Why do gulls fly over to the Rogue Valley? I can't imagine they find much to eat at this time of year. They seem to hang out at big parking lots. Surely the pickings are as good at the coast.

— Jim M., Ashland.

Good question, Jim. It's not as if these birds have homes on the coast and take a notion to "fly over" to the Rogue Valley.

Most of the gulls you see hanging out in parking lots year-round are ring-billed gulls. They are found all across the United States and throughout much of Canada, where many head in the summer.

Gulls are opportunists. Ring-billed gulls eat fish, sure, but they also eat bugs, worms, rodents, other birds' eggs and — speaking of hanging out in big parking lots — garbage, especially in winter. Before the transfer station went in out in White City, the old dump near Jacksonville used to sound like Santa Monica with all the gull mewing and squawking.

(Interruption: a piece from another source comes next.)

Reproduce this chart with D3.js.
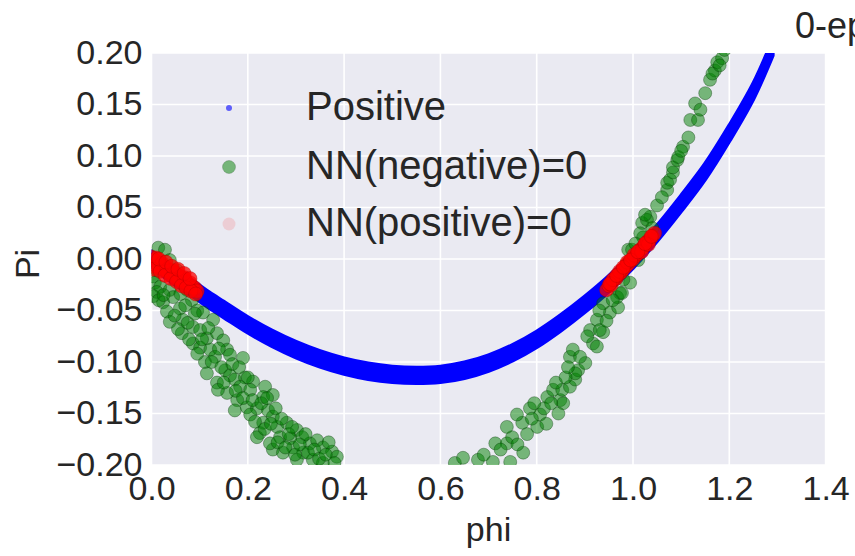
<!DOCTYPE html>
<html>
<head>
<meta charset="utf-8">
<script src="https://cdn.jsdelivr.net/npm/d3@7"></script>
<style>
  body { margin: 0; background: #fff; }
  text { font-family: "Liberation Sans", Arial, sans-serif; fill: #262626; }
</style>
</head>
<body>
<script>
// tick labels
var xTicks = [0.0, 0.2, 0.4, 0.6, 0.8, 1.0, 1.2, 1.4];
var yTicks = [-0.20, -0.15, -0.10, -0.05, 0.00, 0.05, 0.10, 0.15, 0.20];

// Positive (dense blue band)
var posPhi = [0.00, 0.03, 0.06, 0.09, 0.12, 0.15, 0.20, 0.25, 0.30, 0.35, 0.40, 0.45, 0.50, 0.55, 0.60, 0.65, 0.70, 0.75, 0.80, 0.85, 0.90, 0.95, 1.00, 1.05, 1.10, 1.15, 1.20, 1.25, 1.29];
var posPi  = [0.000, -0.011, -0.021, -0.030, -0.040, -0.049, -0.064, -0.077, -0.088, -0.097, -0.104, -0.109, -0.112, -0.113, -0.112, -0.108, -0.101, -0.091, -0.078, -0.062, -0.044, -0.024, -0.001, 0.025, 0.054, 0.085, 0.122, 0.163, 0.205];

// NN(negative)=0 (green)
var negPhi = [0.014, 0.028, 0.038, 0.011, 0.053, 0.003, 0.007, 0.018, 0.038, 0.074, 0.011, 0.024, 0.045, 0.084, 0.059, 0.032, 0.095, 0.065, 0.038, 0.107,
  0.086, 0.063, 0.101, 0.128, 0.086, 0.115, 0.136, 0.149, 0.101, 0.122, 0.157, 0.132, 0.111, 0.163, 0.190, 0.115, 0.153, 0.163, 0.136, 0.173,
  0.194, 0.211, 0.184, 0.157, 0.138, 0.205, 0.236, 0.232, 0.252, 0.178, 0.198, 0.173, 0.219, 0.205, 0.242, 0.252, 0.232, 0.225, 0.261, 0.281,
  0.302, 0.267, 0.288, 0.313, 0.329, 0.344, 0.294, 0.252, 0.273, 0.315, 0.356, 0.375, 0.385, 0.335, 0.302, 0.356, 0.246, 0.219,
  0.004, 0.015, 0.025, 0.048, 0.055, 0.070, 0.075, 0.078, 0.090, 0.095, 0.105, 0.118, 0.125, 0.140, 0.145, 0.150, 0.168, 0.175, 0.182, 0.190,
  0.200, 0.210, 0.215, 0.228, 0.235, 0.240, 0.248, 0.258, 0.262, 0.270, 0.278, 0.285, 0.292, 0.298, 0.308, 0.320, 0.325, 0.338, 0.348, 0.362,
  0.368, 0.380, 0.060,
  0.630, 0.647, 0.678, 0.709, 0.745, 0.714, 0.738, 0.772, 0.749, 0.738, 0.801, 0.770, 0.759, 0.807, 0.786, 0.822, 0.849, 0.834, 0.853, 0.869,
  0.855, 0.880, 0.886, 0.880, 0.901, 0.869, 0.875, 0.917, 0.911, 0.938, 0.925, 0.952, 0.938, 0.969, 0.967, 0.994, 0.990, 1.019, 1.021, 1.036,
  1.050, 1.029, 1.071, 1.071, 1.077, 1.083, 1.083, 1.092, 1.094, 1.104, 1.115, 1.119, 1.135, 1.129, 1.150, 1.160, 1.170, 1.175, 1.185,
  1.015, 0.998, 0.988, 0.973, 0.931, 1.025, 1.011, 0.977,
  0.690, 0.725, 0.760, 0.780, 0.790, 0.815, 0.795, 0.830, 0.840, 0.860, 0.820, 0.845, 0.865, 0.890, 0.905, 0.925, 0.945, 0.958, 0.980, 1.005,
  1.040, 1.060, 1.100, 1.140, 1.165, 1.180, 0.930, 1.190];
var negPi  = [0.011, 0.009, -0.001, -0.011, -0.011, -0.017, -0.023, -0.027, -0.030, -0.030, -0.032, -0.042, -0.037, -0.040, -0.048, -0.051, -0.050, -0.059, -0.061, -0.052,
  -0.066, -0.072, -0.069, -0.059, -0.082, -0.077, -0.072, -0.079, -0.086, -0.088, -0.088, -0.095, -0.100, -0.093, -0.096, -0.111, -0.108, -0.113, -0.120, -0.117,
  -0.115, -0.119, -0.124, -0.130, -0.127, -0.127, -0.124, -0.134, -0.132, -0.137, -0.144, -0.147, -0.145, -0.151, -0.147, -0.153, -0.159, -0.169, -0.163, -0.159,
  -0.166, -0.173, -0.174, -0.173, -0.179, -0.176, -0.183, -0.185, -0.188, -0.188, -0.183, -0.187, -0.192, -0.195, -0.195, -0.198, -0.179, -0.173,
  -0.036, -0.040, -0.035, -0.055, -0.068, -0.045, -0.062, -0.078, -0.053, -0.092, -0.078, -0.067, -0.100, -0.087, -0.105, -0.120, -0.102, -0.128, -0.105, -0.135,
  -0.115, -0.137, -0.158, -0.140, -0.165, -0.135, -0.160, -0.145, -0.178, -0.155, -0.183, -0.170, -0.163, -0.190, -0.180, -0.170, -0.188, -0.185, -0.194, -0.190,
  -0.178, -0.198, -0.034,
  -0.198, -0.193, -0.195, -0.197, -0.197, -0.179, -0.179, -0.188, -0.173, -0.163, -0.163, -0.159, -0.151, -0.151, -0.145, -0.134, -0.137, -0.127, -0.127, -0.124,
  -0.140, -0.117, -0.108, -0.111, -0.101, -0.095, -0.088, -0.082, -0.069, -0.071, -0.059, -0.052, -0.043, -0.047, -0.037, -0.023, 0.009, 0.035, 0.021, 0.041,
  0.052, 0.038, 0.067, 0.074, 0.077, 0.084, 0.089, 0.096, 0.099, 0.109, 0.118, 0.135, 0.135, 0.151, 0.161, 0.174, 0.183, 0.191, 0.195,
  0.025, 0.009, -0.004, -0.033, -0.069, 0.043, -0.001, -0.033,
  -0.190, -0.185, -0.180, -0.170, -0.155, -0.145, -0.140, -0.140, -0.120, -0.115, -0.160, -0.150, -0.105, -0.095, -0.075, -0.085, -0.060, -0.040, -0.020, 0.015,
  0.030, 0.060, 0.105, 0.145, 0.180, 0.188, -0.050, 0.203];

// NN(positive)=0 (red)
var nnPosPhi = [0.000, 0.000, 0.005, 0.008, 0.012, 0.015, 0.020, 0.025, 0.030, 0.035, 0.040, 0.045, 0.050, 0.055, 0.060, 0.065, 0.070, 0.075, 0.080, 0.085, 0.090, 0.095, 0.010, 0.022, 0.033, 0.047, 0.058, 0.068,
  0.003, 0.018, 0.028, 0.040, 0.052, 0.062, 0.072, 0.082, 0.092, 0.015, 0.030, 0.042, 0.055, 0.068, 0.080,
  0.945, 0.950, 0.955, 0.960, 0.965, 0.970, 0.975, 0.980, 0.985, 0.990, 0.995, 1.000, 1.005, 1.010, 1.015, 1.020, 1.025, 1.030, 1.035, 1.040, 1.045, 0.958, 0.972, 0.988, 1.002, 1.018, 1.032,
  0.952, 0.966, 0.980, 0.995, 1.010, 1.025, 1.038];
var nnPosPi  = [0.002, -0.007, -0.001, -0.006, -0.002, -0.008, -0.005, -0.010, -0.008, -0.013, -0.011, -0.016, -0.014, -0.019, -0.017, -0.022, -0.020, -0.024, -0.023, -0.027, -0.028, -0.031, 0.001, -0.004, -0.012, -0.012, -0.020, -0.018,
  -0.010, -0.012, -0.016, -0.019, -0.022, -0.026, -0.028, -0.031, -0.034, 0.000, -0.003, -0.007, -0.010, -0.014, -0.019,
  -0.030, -0.026, -0.025, -0.020, -0.019, -0.015, -0.013, -0.010, -0.007, -0.005, -0.002, 0.000, 0.003, 0.005, 0.009, 0.011, 0.014, 0.017, 0.019, 0.022, 0.025, -0.020, -0.012, -0.003, 0.004, 0.007, 0.014,
  -0.024, -0.016, -0.008, -0.001, 0.007, 0.015, 0.022];

var legendLabels = ["Positive", "NN(negative)=0", "NN(positive)=0"];

var W = 855, H = 556;
var margin = {left: 151.5, right: 29.4, top: 53, bottom: 91};

var svg = d3.select("body").append("svg")
  .attr("width", W)
  .attr("height", H)
  .attr("xmlns", "http://www.w3.org/2000/svg");

var x = d3.scaleLinear().domain([0, 1.4]).range([margin.left, W - margin.right]);
var y = d3.scaleLinear().domain([-0.2, 0.2]).range([H - margin.bottom, margin.top]);

// background + grid
svg.append("rect")
  .attr("x", x(0)).attr("y", y(0.2))
  .attr("width", x(1.4) - x(0)).attr("height", y(-0.2) - y(0.2))
  .attr("fill", "#eaeaf2");

svg.append("clipPath").attr("id", "plotclip")
  .append("rect")
  .attr("x", x(0)).attr("y", y(0.2))
  .attr("width", x(1.4) - x(0)).attr("height", y(-0.2) - y(0.2));

var grid = svg.append("g");
grid.selectAll(".gx").data(xTicks).enter().append("line")
  .attr("x1", function(d) { return x(d); }).attr("x2", function(d) { return x(d); })
  .attr("y1", y(0.2)).attr("y2", y(-0.2))
  .attr("stroke", "#fff").attr("stroke-width", 1.6);
grid.selectAll(".gy").data(yTicks).enter().append("line")
  .attr("y1", function(d) { return y(d); }).attr("y2", function(d) { return y(d); })
  .attr("x1", x(0)).attr("x2", x(1.4))
  .attr("stroke", "#fff").attr("stroke-width", 1.6);

// axes (labels only, seaborn style)
var xAxis = svg.append("g")
  .attr("transform", "translate(0," + y(-0.2) + ")")
  .call(d3.axisBottom(x).tickValues(xTicks).tickFormat(d3.format(".1f")).tickSize(0).tickPadding(0));
xAxis.select(".domain").remove();
xAxis.selectAll("text")
  .attr("y", 35).attr("dy", 0)
  .style("font-size", "34px")
  .attr("fill", "#262626");

var yAxis = svg.append("g")
  .attr("transform", "translate(" + x(0) + ",0)")
  .call(d3.axisLeft(y).tickValues(yTicks).tickFormat(function(d) { return d3.format(".2f")(d).replace("-", "\u2212"); }).tickSize(0).tickPadding(0));
yAxis.select(".domain").remove();
yAxis.selectAll("text")
  .attr("x", -9).attr("dy", 10)
  .style("font-size", "34px")
  .attr("fill", "#262626");

var plot = svg.append("g").attr("clip-path", "url(#plotclip)");

// Positive: dense scatter shown as a band
var pos = posPhi.map(function(d, i) { return {phi: d, pi: posPi[i]}; });
var band = d3.area()
  .x(function(d) { return x(d.phi); })
  .y0(function(d) { return y(d.pi - 0.0075); })
  .y1(function(d) { return y(d.pi + 0.0075); })
  .curve(d3.curveCatmullRom);
plot.append("path")
  .datum(pos)
  .attr("d", band)
  .attr("fill", "#0000ff")
  .attr("stroke", "#0000ff")
  .attr("stroke-width", 4)
  .attr("stroke-linejoin", "round");

// NN(negative)=0
var neg = negPhi.map(function(d, i) { return {phi: d, pi: negPi[i]}; });
plot.selectAll(".neg").data(neg).enter().append("circle")
  .attr("class", "neg")
  .attr("cx", function(d) { return x(d.phi); })
  .attr("cy", function(d) { return y(d.pi); })
  .attr("r", 6.5)
  .attr("fill", "#008000")
  .attr("fill-opacity", 0.5)
  .attr("stroke", "#003300")
  .attr("stroke-opacity", 0.35)
  .attr("stroke-width", 1);

// NN(positive)=0
var nnPos = nnPosPhi.map(function(d, i) { return {phi: d, pi: nnPosPi[i]}; });
plot.selectAll(".nnpos").data(nnPos).enter().append("circle")
  .attr("class", "nnpos")
  .attr("cx", function(d) { return x(d.phi); })
  .attr("cy", function(d) { return y(d.pi); })
  .attr("r", 7)
  .attr("fill", "#ff0000")
  .attr("fill-opacity", 0.75)
  .attr("stroke", "#990000")
  .attr("stroke-opacity", 0.3)
  .attr("stroke-width", 1);

// legend
var leg = svg.append("g");
var legY = [108, 167, 224];
leg.append("circle").attr("cx", 229).attr("cy", legY[0]).attr("r", 3).attr("fill", "#0000ff").attr("fill-opacity", 0.6);
leg.append("circle").attr("cx", 229).attr("cy", legY[1]).attr("r", 6.5).attr("fill", "#008000").attr("fill-opacity", 0.5)
  .attr("stroke", "#003300").attr("stroke-opacity", 0.2);
leg.append("circle").attr("cx", 229).attr("cy", legY[2]).attr("r", 6.5).attr("fill", "#ff0000").attr("fill-opacity", 0.12);
leg.selectAll(".lt").data(legendLabels).enter().append("text")
  .attr("x", 306)
  .attr("y", function(d, i) { return legY[i] + 12; })
  .style("font-size", "40px")
  .text(function(d) { return d; });

// axis titles
svg.append("text")
  .attr("x", (x(0) + x(1.4)) / 2).attr("y", 541)
  .attr("text-anchor", "middle")
  .style("font-size", "34px")
  .text("phi");
svg.append("text")
  .attr("transform", "translate(39,264) rotate(-90)")
  .attr("text-anchor", "middle")
  .style("font-size", "34px")
  .text("Pi");

// title (cut off at the right edge in the original)
svg.append("text")
  .attr("x", 795).attr("y", 38)
  .style("font-size", "36px")
  .text("0-epoch");
</script>
</body>
</html>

The other gull you're likely to see here starting this month is the California gull. These are the ones you see at Howard Prairie and Hyatt Lake all summer. In about October they pull up stakes, and many do in fact head to the coast for winter.

The bird-word geeks here at the Since You Asked International Institute of Ornithological Etymology point out there is no such species as a "sea gull" — a term that has spawned confusion. It leads people to think, wrongly, that all gulls must be creatures of the coast, when many are quite happy spending much of their lives inland.